• TASK GOAL
Please return exactly the run of lines that begins with the line containing "Convert this chart to matplotlib code." and ends with the line containing "from matplotlib import font_manager", pictures excluded.

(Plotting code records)
+--
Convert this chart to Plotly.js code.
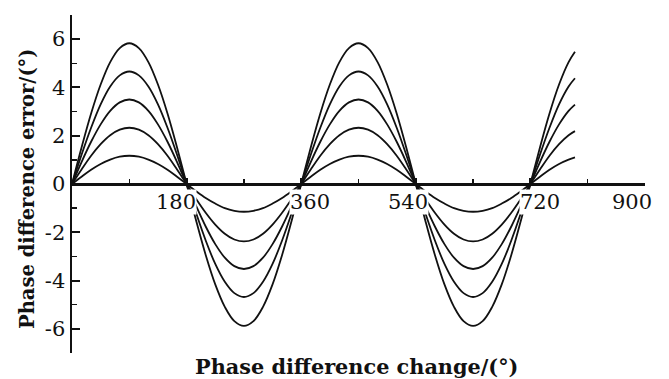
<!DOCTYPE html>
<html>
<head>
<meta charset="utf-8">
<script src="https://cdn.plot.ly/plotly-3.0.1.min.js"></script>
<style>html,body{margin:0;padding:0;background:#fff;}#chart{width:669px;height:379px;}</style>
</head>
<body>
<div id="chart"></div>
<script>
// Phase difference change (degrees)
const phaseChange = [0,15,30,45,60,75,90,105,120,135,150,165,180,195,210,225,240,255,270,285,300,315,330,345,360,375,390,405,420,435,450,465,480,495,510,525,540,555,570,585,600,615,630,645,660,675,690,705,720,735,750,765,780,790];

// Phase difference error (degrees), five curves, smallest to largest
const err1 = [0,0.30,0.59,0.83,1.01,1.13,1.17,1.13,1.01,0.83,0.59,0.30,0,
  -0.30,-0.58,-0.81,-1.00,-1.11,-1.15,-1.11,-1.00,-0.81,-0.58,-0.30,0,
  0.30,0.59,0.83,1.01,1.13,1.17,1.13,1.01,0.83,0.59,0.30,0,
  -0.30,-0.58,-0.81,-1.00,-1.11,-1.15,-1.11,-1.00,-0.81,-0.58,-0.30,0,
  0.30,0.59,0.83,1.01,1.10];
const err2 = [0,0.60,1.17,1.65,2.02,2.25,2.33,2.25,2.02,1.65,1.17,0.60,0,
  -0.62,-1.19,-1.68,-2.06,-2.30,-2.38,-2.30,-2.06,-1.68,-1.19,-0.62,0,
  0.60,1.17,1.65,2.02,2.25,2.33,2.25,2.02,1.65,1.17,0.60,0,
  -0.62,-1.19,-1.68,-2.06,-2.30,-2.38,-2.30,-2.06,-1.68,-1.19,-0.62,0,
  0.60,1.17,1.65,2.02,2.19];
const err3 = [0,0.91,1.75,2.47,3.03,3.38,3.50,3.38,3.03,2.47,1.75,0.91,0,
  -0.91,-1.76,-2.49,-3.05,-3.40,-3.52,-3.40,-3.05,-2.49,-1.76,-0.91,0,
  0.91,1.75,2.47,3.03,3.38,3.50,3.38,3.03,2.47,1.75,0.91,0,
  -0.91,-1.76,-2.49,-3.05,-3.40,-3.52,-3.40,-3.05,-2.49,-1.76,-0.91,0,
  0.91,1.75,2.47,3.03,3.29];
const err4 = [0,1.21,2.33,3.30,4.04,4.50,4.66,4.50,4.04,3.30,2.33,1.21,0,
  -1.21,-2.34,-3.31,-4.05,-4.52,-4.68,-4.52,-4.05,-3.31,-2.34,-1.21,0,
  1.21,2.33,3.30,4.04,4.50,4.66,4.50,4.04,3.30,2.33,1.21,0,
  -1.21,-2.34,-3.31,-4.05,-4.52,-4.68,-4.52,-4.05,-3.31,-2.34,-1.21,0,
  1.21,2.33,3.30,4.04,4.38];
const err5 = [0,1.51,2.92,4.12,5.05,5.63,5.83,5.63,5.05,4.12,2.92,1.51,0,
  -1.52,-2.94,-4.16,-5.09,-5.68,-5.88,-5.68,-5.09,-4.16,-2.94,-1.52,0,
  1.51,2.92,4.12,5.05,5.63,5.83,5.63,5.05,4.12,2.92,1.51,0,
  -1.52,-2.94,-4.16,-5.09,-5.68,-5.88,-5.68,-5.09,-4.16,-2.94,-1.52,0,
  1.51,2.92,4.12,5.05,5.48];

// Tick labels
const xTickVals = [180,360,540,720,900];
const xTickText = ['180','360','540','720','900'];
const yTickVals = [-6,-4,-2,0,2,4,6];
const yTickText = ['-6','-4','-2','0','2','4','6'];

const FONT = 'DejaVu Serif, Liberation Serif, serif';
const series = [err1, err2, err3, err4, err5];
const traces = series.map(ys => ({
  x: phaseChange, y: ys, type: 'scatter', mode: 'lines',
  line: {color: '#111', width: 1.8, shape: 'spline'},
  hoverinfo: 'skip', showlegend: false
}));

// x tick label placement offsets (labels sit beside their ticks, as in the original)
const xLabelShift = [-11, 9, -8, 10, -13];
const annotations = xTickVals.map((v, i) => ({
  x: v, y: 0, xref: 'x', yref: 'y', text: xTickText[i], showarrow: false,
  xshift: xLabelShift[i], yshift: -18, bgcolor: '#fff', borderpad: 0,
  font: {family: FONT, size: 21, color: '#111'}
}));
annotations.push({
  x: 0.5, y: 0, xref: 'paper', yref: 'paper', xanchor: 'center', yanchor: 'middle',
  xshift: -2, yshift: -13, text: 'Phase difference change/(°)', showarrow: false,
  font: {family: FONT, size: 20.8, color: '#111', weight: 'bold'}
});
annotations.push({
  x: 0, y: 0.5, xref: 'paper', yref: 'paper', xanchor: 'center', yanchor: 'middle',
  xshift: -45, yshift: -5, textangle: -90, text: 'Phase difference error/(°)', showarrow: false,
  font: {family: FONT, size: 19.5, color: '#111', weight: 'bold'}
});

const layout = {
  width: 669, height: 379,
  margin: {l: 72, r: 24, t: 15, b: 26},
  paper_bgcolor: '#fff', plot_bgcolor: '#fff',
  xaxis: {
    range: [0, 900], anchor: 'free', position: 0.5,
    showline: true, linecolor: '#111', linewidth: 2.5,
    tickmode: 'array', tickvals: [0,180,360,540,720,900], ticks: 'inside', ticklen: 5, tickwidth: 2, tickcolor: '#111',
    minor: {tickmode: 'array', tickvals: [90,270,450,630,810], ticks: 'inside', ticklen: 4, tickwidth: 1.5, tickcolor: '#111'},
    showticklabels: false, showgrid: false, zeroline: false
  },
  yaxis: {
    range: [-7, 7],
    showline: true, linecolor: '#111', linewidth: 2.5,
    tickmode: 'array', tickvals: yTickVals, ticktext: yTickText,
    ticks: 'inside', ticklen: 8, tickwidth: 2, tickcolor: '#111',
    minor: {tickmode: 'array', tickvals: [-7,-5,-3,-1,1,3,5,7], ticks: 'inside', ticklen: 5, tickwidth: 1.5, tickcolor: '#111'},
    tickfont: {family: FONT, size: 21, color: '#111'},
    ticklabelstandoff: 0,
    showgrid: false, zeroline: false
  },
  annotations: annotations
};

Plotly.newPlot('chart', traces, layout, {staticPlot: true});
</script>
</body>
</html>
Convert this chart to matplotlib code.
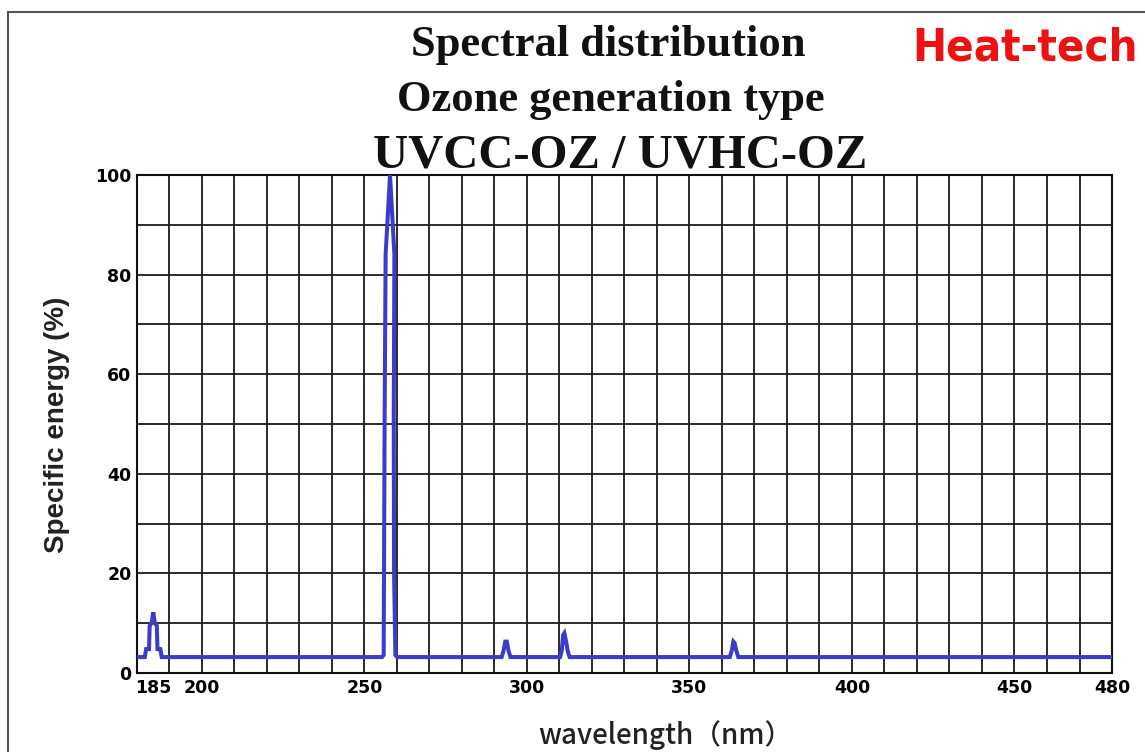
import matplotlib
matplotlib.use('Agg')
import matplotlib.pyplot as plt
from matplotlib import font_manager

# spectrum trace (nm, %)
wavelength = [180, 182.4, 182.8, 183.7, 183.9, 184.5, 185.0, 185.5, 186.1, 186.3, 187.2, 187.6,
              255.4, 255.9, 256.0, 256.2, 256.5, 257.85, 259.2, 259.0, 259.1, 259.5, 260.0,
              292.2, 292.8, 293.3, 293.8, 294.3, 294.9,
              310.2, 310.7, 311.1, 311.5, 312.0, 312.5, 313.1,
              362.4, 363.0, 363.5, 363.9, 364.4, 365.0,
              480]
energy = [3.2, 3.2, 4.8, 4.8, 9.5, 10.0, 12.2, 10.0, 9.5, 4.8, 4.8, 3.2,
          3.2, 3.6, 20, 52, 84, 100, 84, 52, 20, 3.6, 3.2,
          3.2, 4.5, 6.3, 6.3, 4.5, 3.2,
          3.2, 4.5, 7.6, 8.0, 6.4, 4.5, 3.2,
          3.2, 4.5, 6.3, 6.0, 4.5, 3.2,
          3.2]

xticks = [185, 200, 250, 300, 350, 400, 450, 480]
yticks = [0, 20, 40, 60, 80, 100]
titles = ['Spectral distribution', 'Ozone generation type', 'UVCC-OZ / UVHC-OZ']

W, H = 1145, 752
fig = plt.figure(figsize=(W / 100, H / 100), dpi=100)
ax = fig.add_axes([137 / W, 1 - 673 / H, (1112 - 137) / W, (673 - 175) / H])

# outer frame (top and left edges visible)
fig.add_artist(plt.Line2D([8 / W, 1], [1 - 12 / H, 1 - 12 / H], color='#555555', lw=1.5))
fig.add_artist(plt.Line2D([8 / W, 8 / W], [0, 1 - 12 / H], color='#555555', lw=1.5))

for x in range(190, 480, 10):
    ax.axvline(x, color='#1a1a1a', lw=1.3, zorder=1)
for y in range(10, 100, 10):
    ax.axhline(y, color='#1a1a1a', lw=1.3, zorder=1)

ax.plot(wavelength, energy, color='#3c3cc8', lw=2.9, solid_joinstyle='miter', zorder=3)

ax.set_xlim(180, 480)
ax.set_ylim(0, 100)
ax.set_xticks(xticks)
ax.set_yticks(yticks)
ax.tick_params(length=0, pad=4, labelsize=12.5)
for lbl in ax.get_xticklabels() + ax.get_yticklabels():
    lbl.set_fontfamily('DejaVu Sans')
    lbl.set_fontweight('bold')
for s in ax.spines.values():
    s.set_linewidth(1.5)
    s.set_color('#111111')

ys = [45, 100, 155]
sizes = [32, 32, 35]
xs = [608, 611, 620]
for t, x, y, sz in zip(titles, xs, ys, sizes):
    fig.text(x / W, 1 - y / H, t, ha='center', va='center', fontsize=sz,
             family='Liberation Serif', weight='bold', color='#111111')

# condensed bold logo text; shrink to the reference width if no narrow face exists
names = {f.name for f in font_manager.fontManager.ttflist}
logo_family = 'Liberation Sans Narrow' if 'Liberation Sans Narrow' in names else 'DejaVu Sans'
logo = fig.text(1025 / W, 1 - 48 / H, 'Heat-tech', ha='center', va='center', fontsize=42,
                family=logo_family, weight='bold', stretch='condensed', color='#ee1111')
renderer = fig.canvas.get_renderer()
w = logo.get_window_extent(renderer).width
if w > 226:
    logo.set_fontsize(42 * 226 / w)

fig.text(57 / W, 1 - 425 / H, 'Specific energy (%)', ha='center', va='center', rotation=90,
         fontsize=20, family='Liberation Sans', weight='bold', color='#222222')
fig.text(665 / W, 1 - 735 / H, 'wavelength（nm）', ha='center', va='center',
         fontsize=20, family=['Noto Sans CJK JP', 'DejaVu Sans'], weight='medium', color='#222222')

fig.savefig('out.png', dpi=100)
+--
• COMPLETE OUTPUT
Convert this chart to matplotlib code.
import matplotlib
matplotlib.use('Agg')
import matplotlib.pyplot as plt
from matplotlib import font_manager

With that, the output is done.